Crypto market observers have identified a few key advantages of this new player, which all seem positive from an adoption point of view.
The first is the obvious nod toward institutional investment. Bakkt has that covered with its initial slate of venture capital firms. If these firms are willing to stick their necks into the crypto arena, so the thinking goes, it’s just a hop-skip-jump for even larger firms to come onboard. This is particularly likely if Bakkt plays by the regulatory rules and secures approval for its operations moving forward.
Oddly, this argument also works in reverse. If big-ticket investors are fine with Bakkt’s operations, then it follows that small-time investors should come on-board, as well. It’s a known fact in the financial world that little money follows big money, the way little fish trail bigger fish to feed on scraps. If a large venture capital firm is confident in Bakkt, the firms that look to it for guidance will follow suit. This has the potential to bring in a slew of capital from previously untouched resources — credit unions, retirement accounts, and 401(k)s. By nature, these types of holdings need to be conservative. They exist, after all, to help investors prepare for the future. Without significant institutional backers, the crypto market has been famously volatile. In kind of a vicious circle, that lack of institutional money due to volatility has prevented an injection of capital which could keep volatility to a minimum. It’s obvious, then, that Bakkt’s entry into the market can only calm the fears of naturally conservative investment vehicles.
This works on a tech angle, as well. Bill Gates, founder of Microsoft, has been famously hard on cryptocurrency, going so far as to say that it’s killed people in a “fairly direct way.”
And yet Bakkt is built upon Microsoft’s cloud services platform Azure, which implies at least a little tacit endorsement of cryptocurrency as a legitimate entity by the tech giant.
Since Microsoft enjoys a hefty majority share of the personal computing and general software markets, it’s likely that smaller developers will follow in its wake as far as integrating Bakkt’s offering into their own products. Few companies set out to build applications or platforms based on unproven or little-adopted technology. With Microsoft at the forefront, it’s virtually guaranteed that developers will fall in line.

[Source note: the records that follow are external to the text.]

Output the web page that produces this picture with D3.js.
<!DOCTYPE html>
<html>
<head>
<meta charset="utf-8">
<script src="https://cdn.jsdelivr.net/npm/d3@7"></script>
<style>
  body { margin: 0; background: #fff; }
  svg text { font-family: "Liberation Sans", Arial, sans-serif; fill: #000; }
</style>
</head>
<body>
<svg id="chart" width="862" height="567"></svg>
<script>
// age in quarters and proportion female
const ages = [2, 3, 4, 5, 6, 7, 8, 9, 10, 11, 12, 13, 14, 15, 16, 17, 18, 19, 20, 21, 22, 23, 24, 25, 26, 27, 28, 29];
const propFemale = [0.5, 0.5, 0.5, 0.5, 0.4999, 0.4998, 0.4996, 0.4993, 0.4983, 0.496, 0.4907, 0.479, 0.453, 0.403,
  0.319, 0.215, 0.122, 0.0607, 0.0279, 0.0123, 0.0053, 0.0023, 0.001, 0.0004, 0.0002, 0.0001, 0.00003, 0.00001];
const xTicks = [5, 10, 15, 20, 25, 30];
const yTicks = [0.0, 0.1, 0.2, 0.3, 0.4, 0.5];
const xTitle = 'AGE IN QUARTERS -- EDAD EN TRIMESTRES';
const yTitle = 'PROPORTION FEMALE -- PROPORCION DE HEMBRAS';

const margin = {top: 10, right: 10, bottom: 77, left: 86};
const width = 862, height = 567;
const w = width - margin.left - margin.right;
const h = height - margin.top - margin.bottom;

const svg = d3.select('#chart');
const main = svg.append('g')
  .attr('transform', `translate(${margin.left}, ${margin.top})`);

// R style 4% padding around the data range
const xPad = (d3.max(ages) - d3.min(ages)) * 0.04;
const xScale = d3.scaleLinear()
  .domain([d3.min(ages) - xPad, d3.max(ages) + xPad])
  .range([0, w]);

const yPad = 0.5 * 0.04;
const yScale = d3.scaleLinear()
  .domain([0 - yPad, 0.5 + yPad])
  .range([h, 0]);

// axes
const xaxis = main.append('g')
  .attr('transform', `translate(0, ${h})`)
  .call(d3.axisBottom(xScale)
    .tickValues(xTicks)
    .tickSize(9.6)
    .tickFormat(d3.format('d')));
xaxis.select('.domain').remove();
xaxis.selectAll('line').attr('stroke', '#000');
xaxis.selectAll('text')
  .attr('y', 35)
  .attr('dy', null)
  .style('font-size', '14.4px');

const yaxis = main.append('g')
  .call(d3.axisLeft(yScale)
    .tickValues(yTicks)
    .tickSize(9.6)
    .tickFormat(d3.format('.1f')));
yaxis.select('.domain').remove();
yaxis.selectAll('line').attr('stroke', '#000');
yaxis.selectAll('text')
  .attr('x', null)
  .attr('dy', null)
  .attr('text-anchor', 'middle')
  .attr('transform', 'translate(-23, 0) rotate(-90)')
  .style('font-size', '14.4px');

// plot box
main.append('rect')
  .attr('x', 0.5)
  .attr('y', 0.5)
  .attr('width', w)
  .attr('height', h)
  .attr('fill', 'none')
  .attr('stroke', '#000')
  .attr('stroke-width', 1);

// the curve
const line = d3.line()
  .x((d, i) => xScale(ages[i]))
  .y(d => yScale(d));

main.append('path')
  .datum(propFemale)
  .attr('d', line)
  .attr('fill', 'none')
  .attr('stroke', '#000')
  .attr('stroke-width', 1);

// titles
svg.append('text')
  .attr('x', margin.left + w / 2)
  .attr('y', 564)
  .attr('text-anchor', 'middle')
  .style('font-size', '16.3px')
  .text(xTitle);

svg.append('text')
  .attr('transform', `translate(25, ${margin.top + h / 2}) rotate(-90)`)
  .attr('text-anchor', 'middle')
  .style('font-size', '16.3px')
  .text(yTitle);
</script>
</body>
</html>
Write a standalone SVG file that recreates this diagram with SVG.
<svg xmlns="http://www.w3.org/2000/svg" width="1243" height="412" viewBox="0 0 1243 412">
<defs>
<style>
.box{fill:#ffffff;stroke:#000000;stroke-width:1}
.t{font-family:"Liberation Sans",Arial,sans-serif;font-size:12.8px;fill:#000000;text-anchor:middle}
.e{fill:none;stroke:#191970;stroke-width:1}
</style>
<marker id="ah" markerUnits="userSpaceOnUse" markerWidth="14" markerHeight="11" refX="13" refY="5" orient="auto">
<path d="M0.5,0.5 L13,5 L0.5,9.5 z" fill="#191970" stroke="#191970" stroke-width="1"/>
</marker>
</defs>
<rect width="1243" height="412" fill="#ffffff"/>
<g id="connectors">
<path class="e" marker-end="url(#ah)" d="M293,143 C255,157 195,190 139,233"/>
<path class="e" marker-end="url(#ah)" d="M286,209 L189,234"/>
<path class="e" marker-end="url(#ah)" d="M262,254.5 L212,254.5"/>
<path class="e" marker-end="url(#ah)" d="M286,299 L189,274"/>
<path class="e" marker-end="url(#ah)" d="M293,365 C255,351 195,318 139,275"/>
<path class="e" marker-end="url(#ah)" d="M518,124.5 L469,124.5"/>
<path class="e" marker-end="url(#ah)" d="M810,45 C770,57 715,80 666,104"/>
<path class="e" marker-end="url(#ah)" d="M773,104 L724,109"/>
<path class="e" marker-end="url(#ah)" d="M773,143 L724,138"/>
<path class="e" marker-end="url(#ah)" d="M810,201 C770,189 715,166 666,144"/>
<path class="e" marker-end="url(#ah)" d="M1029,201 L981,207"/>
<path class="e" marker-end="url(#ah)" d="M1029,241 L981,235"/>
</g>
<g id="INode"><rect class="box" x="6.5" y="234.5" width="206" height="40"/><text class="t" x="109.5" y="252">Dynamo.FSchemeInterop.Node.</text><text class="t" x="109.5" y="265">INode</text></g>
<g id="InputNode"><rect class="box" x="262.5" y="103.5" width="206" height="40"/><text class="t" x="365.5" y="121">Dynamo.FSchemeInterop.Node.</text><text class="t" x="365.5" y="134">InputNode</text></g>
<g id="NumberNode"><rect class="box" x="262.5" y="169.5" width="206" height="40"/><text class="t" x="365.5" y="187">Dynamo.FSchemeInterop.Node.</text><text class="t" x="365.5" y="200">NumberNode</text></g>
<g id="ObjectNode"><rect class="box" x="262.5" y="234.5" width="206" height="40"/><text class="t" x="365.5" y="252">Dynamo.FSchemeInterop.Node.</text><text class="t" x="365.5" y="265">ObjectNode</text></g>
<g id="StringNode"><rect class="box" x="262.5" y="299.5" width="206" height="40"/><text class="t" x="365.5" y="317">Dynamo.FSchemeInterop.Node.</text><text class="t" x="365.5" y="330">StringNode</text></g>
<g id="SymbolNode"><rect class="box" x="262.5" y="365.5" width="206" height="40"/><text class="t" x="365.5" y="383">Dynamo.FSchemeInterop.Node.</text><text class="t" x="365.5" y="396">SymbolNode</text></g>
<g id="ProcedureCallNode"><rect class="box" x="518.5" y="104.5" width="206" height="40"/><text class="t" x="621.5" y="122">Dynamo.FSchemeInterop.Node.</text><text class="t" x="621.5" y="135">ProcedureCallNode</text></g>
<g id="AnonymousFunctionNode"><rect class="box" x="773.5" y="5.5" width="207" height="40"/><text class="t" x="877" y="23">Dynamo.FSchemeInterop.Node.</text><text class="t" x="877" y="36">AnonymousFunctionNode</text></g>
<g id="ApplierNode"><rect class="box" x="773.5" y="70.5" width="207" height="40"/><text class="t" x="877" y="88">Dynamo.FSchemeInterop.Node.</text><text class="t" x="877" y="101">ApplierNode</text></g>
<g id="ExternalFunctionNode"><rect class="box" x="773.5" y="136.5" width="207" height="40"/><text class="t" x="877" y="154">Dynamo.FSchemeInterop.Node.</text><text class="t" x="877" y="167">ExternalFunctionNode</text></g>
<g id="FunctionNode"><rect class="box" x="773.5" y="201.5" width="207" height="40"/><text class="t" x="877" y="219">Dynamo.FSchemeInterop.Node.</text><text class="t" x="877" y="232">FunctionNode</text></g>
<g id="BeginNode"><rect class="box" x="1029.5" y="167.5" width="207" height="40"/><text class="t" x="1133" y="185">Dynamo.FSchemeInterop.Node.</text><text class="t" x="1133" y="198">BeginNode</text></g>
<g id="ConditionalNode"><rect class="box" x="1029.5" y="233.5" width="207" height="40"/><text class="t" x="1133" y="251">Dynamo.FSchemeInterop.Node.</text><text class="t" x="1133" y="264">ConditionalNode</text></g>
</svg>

Will it Bring Mainstream Acceptance?
Finally, there’s the real holy grail — Mainstream acceptance. This is often the hardest thing to get. Large financial institutions and technology companies alike burned a lot of their public clout in the years since the Great Recession of 2008. Large banks caused many folks to lose their homes via complicated and opaque financial movements, and technology companies wantonly sold private data for a profit while neglecting to keep their own systems secure.
In fact, these twin failings are part of the reason cryptocurrency came to the fore when it did.
That said, the retail investor still has most of its money and its tech tied up in these folks, and with that comes a certain level of forced trust. The average person has to believe that Microsoft and their local branch of a major bank have most of their interests at heart. If nothing else, the average person knows they have far more experience in the field.
This, then, marries two Mainstream concerns for an overall win. Crypto seems more democratic, but it’s untested. Big business seems more knowledgeable, but the trust component has been damaged.
By opening themselves up to the crypto market, these large entities are simultaneously giving credibility to cryptocurrency and choice to consumers. This may be the thing that really pushes cryptocurrency out of its current financial backwater and into everyday dealings.
After all, what could be more everyday than grabbing a morning coffee at Starbucks?